OFFICE OF PUBLIC INFORMATION
JET PROPULSION LABORATORY, CALIFORNIA INSTITUTE OF TECHNOLOGY
NATIONAL AERONAUTICS AND SPACE ADMINISTRATION
PASADENA, CALIFORNIA. TELEPHONE 354-5011
FOR IMMEDIATE RELEASE
AUGUST 31, 1965
The Mariner IV spacecraft, which made the first close-up photographs of Mars last July 14, took more television pictures late yesterday--this time of black space--the National Aeronautics and Space Administration reported today.
Project officials at the Jet Propulsion Laboratory, Pasadena, Calif. said Mariner's TV camera took and recorded 10-1/2 pictures during a 12-minute period shortly after 5 p.m. Pacific Daylight Time.

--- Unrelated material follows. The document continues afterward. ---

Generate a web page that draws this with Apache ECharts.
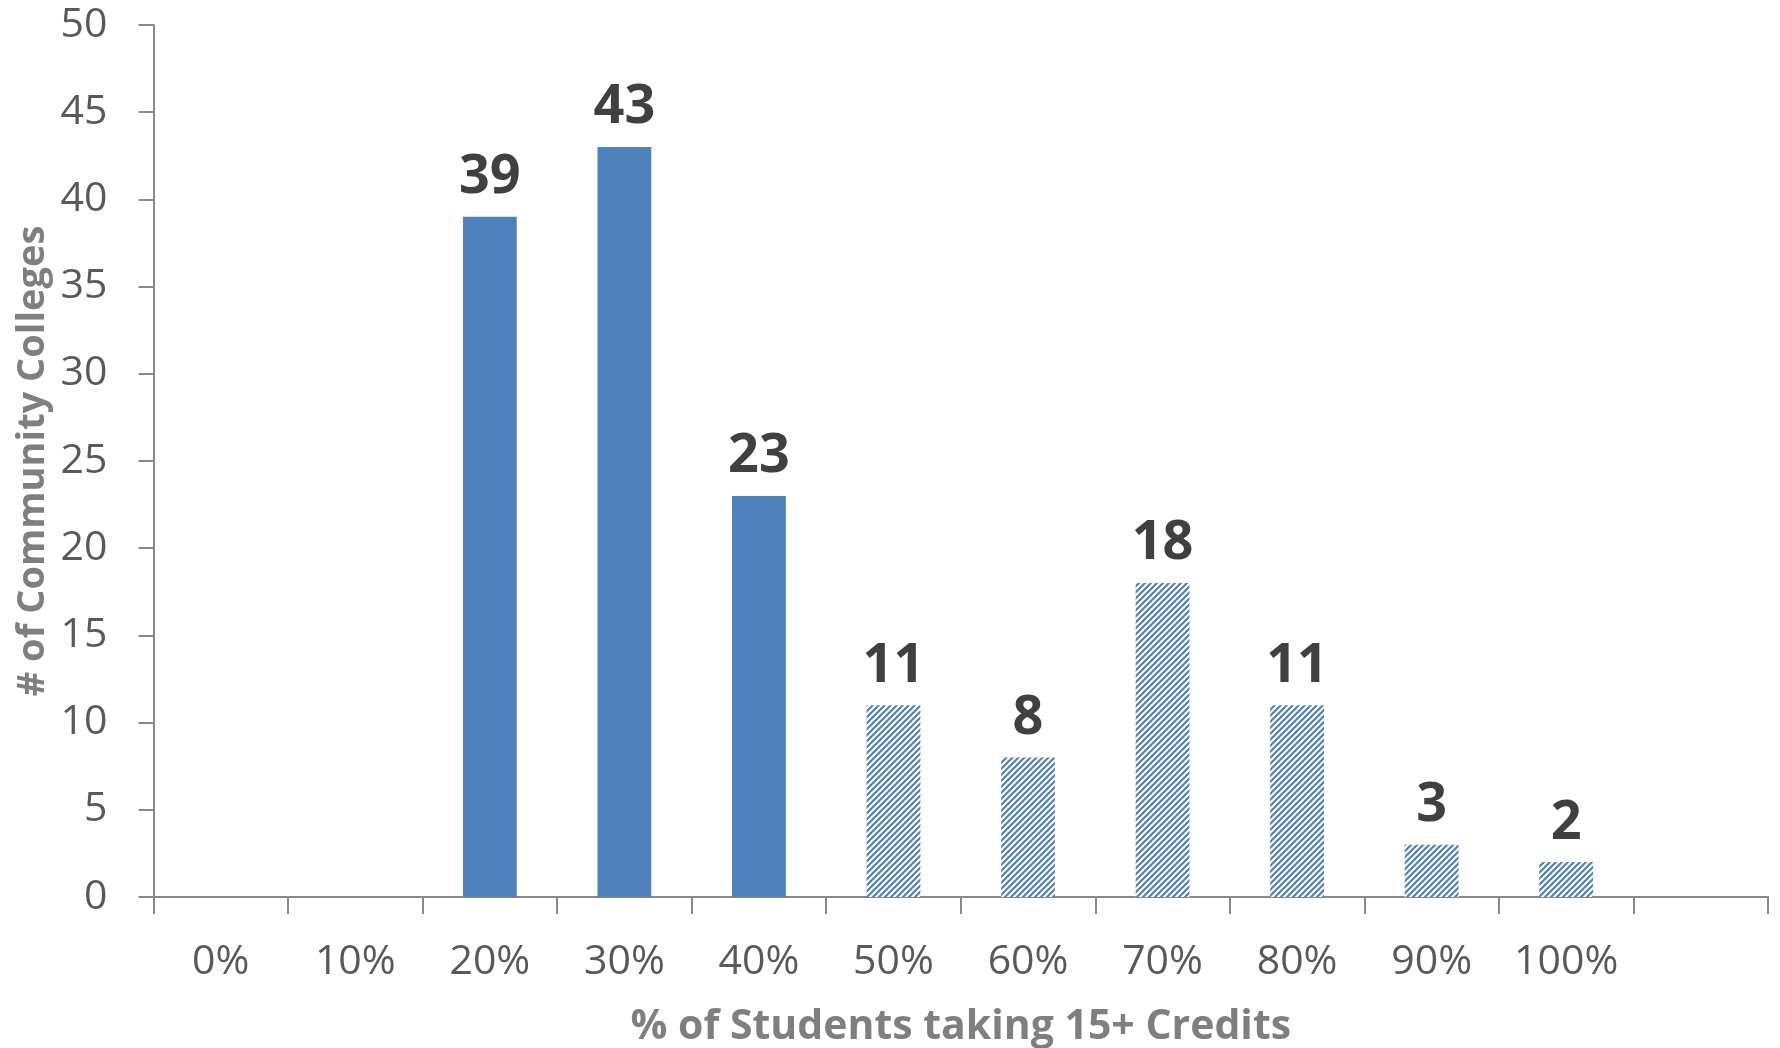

Five of the pictures of empty space are being transmitted to Earth so that scientists will have calibration information for comparison with the pictures of Mars. The comparison is expected to help in determining whether the haze or fog that appeared in some of the Mars pictures was indeed a planet feature or a flaw in the instrument.
The calibration sequence began at 1:30 p.m. PDT yesterday and included the transmission of eight commands to the spacecraft from the Goldstone Tracking Station in California.
The pictures were recorded on the first track of the tape which stored the Mars pictures 48 days ago when Mariner IV flew by the planet at an altitude of 6118 miles. Playback of the black space picture data began about seven o'clock last night and will continue through Wednesday night.
Mariner IV has flown 276 days since launch November 28, 1964. It is now more than 171 million miles from Earth, 11 million miles from Mars and has flown 381 million miles in its orbit around the sun.